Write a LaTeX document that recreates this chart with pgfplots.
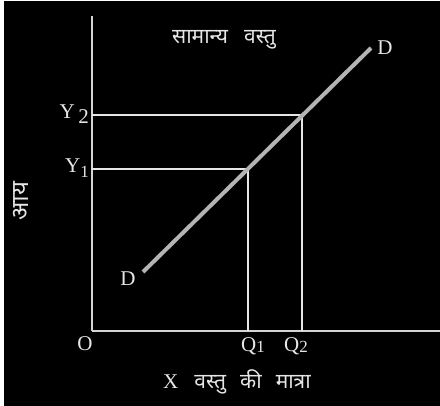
\documentclass[border=0pt]{standalone}
\usepackage{fontspec}
\setmainfont{Liberation Serif}
\newfontfamily\dev[Script=Devanagari]{Noto Sans}
\usepackage{pgfplots}
\pgfplotsset{compat=1.18}
\definecolor{ink}{HTML}{E6E6E6}
\definecolor{axisgray}{HTML}{D4D4D4}
\definecolor{curvegray}{HTML}{B4B4B4}
\begin{document}
\begin{tikzpicture}
\fill[black] (0,0) rectangle (440pt,406pt);
\fill[white] (0,0) rectangle (4pt,406pt);
\fill[white] (0,405pt) rectangle (440pt,406pt);
\begin{axis}[
  at={(92pt,75pt)}, anchor=south west,
  scale only axis, width=348pt, height=315pt,
  xmin=0, xmax=348, ymin=0, ymax=315,
  enlargelimits=false, clip=false,
  axis x line=bottom, axis y line=left,
  axis line style={-, draw=axisgray, line width=1.8pt},
  xtick=\empty, ytick=\empty,
]
\addplot[draw=ink, line width=1.3pt] coordinates {(0,162) (156,162) (156,0)};
\addplot[draw=ink, line width=1.3pt] coordinates {(0,216) (210,216) (210,0)};
\addplot[draw=curvegray, line width=4pt] coordinates {(51,59) (279,283)};
\begin{scope}[every node/.style={text=ink, font=\fontsize{21}{24}\selectfont, inner sep=0pt}]
\node[anchor=east] at (axis cs:-3,217) {Y\,\raisebox{-5pt}{2}};
\node[anchor=east] at (axis cs:-3,163) {Y\raisebox{-5pt}{\fontsize{17}{19}\selectfont 1}};
\node at (axis cs:-7,-13) {O};
\node at (axis cs:161,-15) {Q\raisebox{-1pt}{\fontsize{17}{19}\selectfont 1}};
\node at (axis cs:204,-15) {Q\raisebox{-1pt}{\fontsize{17}{19}\selectfont 2}};
\node at (axis cs:36,52) {D};
\node at (axis cs:293,283) {D};
\node at (axis cs:145,-51) {X\hspace{16pt}{\dev\fontsize{21}{24}\selectfont वस्तु\hspace{14pt}की\hspace{14pt}मात्रा}};
\node at (axis cs:132,291) {\dev\fontsize{21}{24}\selectfont सामान्य\hspace{16pt}वस्तु};
\node[rotate=90] at (axis cs:-71,130) {\dev\fontsize{24}{27}\selectfont आय};
\end{scope}
\end{axis}
\pgfresetboundingbox
\path[use as bounding box] (0,0) rectangle (440pt,406pt);
\end{tikzpicture}
\end{document}
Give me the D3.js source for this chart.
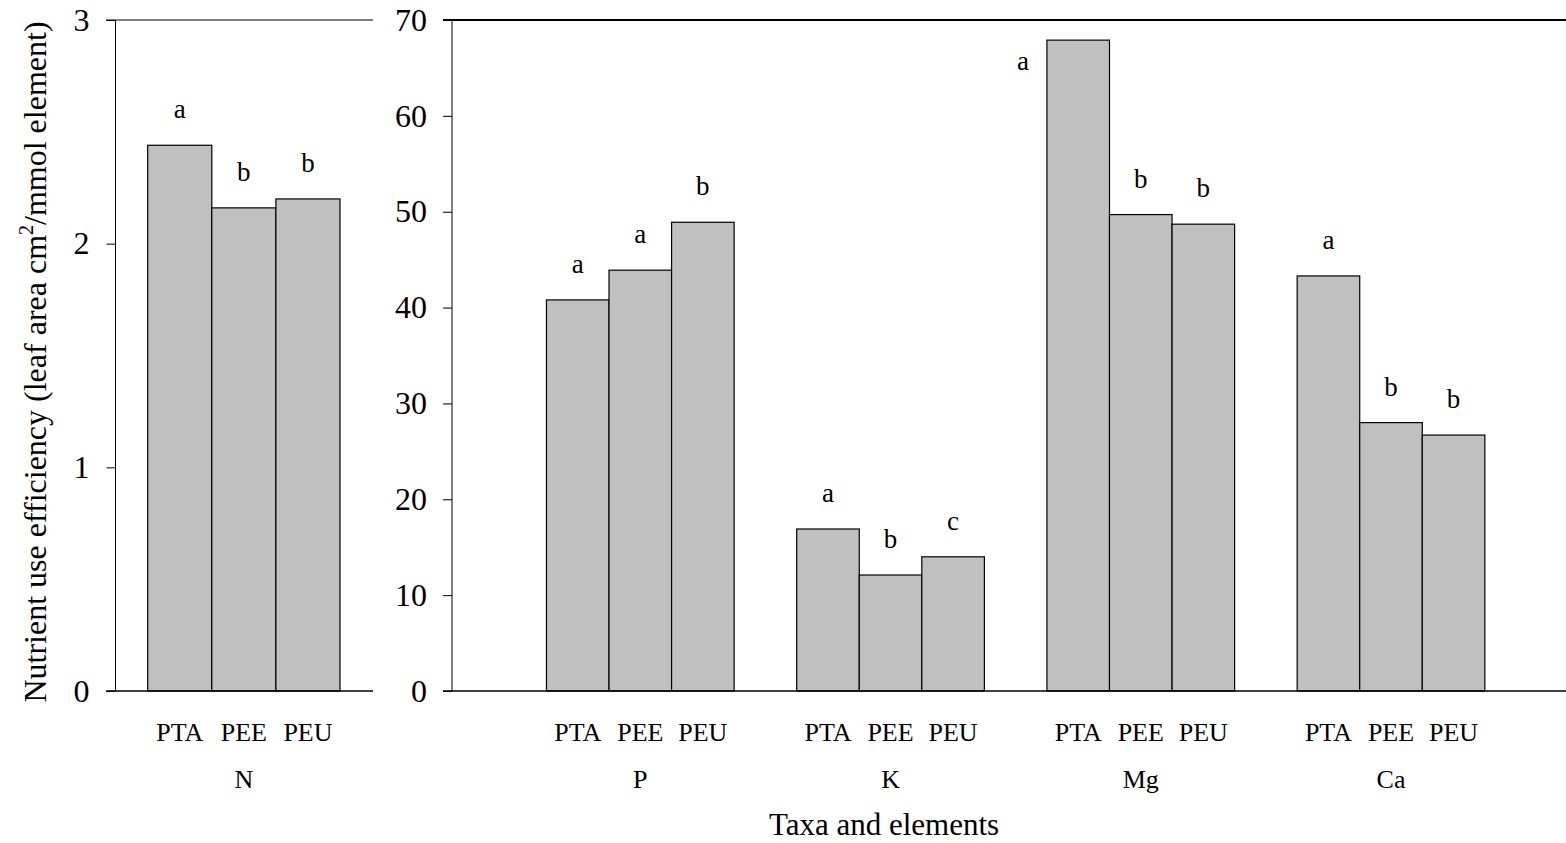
===
#### REQUIREMENTS
Retype each record exactly as it stands, but do not include the pictures.

#### WRITTEN REPLY
Write a LaTeX document that recreates this chart with pgfplots.
\documentclass[border=0pt]{standalone}
\usepackage{fontspec}
\setmainfont{Liberation Serif}
\newfontfamily\dev[Script=Devanagari]{Noto Sans}
\usepackage{pgfplots}
\pgfplotsset{compat=1.18}
\definecolor{ink}{HTML}{E6E6E6}
\definecolor{axisgray}{HTML}{D4D4D4}
\definecolor{curvegray}{HTML}{B4B4B4}
\begin{document}
\begin{tikzpicture}
\fill[black] (0,0) rectangle (440pt,406pt);
\fill[white] (0,0) rectangle (4pt,406pt);
\fill[white] (0,405pt) rectangle (440pt,406pt);
\begin{axis}[
  at={(92pt,75pt)}, anchor=south west,
  scale only axis, width=348pt, height=315pt,
  xmin=0, xmax=348, ymin=0, ymax=315,
  enlargelimits=false, clip=false,
  axis x line=bottom, axis y line=left,
  axis line style={-, draw=axisgray, line width=1.8pt},
  xtick=\empty, ytick=\empty,
]
\addplot[draw=ink, line width=1.3pt] coordinates {(0,162) (156,162) (156,0)};
\addplot[draw=ink, line width=1.3pt] coordinates {(0,216) (210,216) (210,0)};
\addplot[draw=curvegray, line width=4pt] coordinates {(51,59) (279,283)};
\begin{scope}[every node/.style={text=ink, font=\fontsize{21}{24}\selectfont, inner sep=0pt}]
\node[anchor=east] at (axis cs:-3,217) {Y\,\raisebox{-5pt}{2}};
\node[anchor=east] at (axis cs:-3,163) {Y\raisebox{-5pt}{\fontsize{17}{19}\selectfont 1}};
\node at (axis cs:-7,-13) {O};
\node at (axis cs:161,-15) {Q\raisebox{-1pt}{\fontsize{17}{19}\selectfont 1}};
\node at (axis cs:204,-15) {Q\raisebox{-1pt}{\fontsize{17}{19}\selectfont 2}};
\node at (axis cs:36,52) {D};
\node at (axis cs:293,283) {D};
\node at (axis cs:145,-51) {X\hspace{16pt}{\dev\fontsize{21}{24}\selectfont वस्तु\hspace{14pt}की\hspace{14pt}मात्रा}};
\node at (axis cs:132,291) {\dev\fontsize{21}{24}\selectfont सामान्य\hspace{16pt}वस्तु};
\node[rotate=90] at (axis cs:-71,130) {\dev\fontsize{24}{27}\selectfont आय};
\end{scope}
\end{axis}
\pgfresetboundingbox
\path[use as bounding box] (0,0) rectangle (440pt,406pt);
\end{tikzpicture}
\end{document}
Give me the D3.js source for this chart.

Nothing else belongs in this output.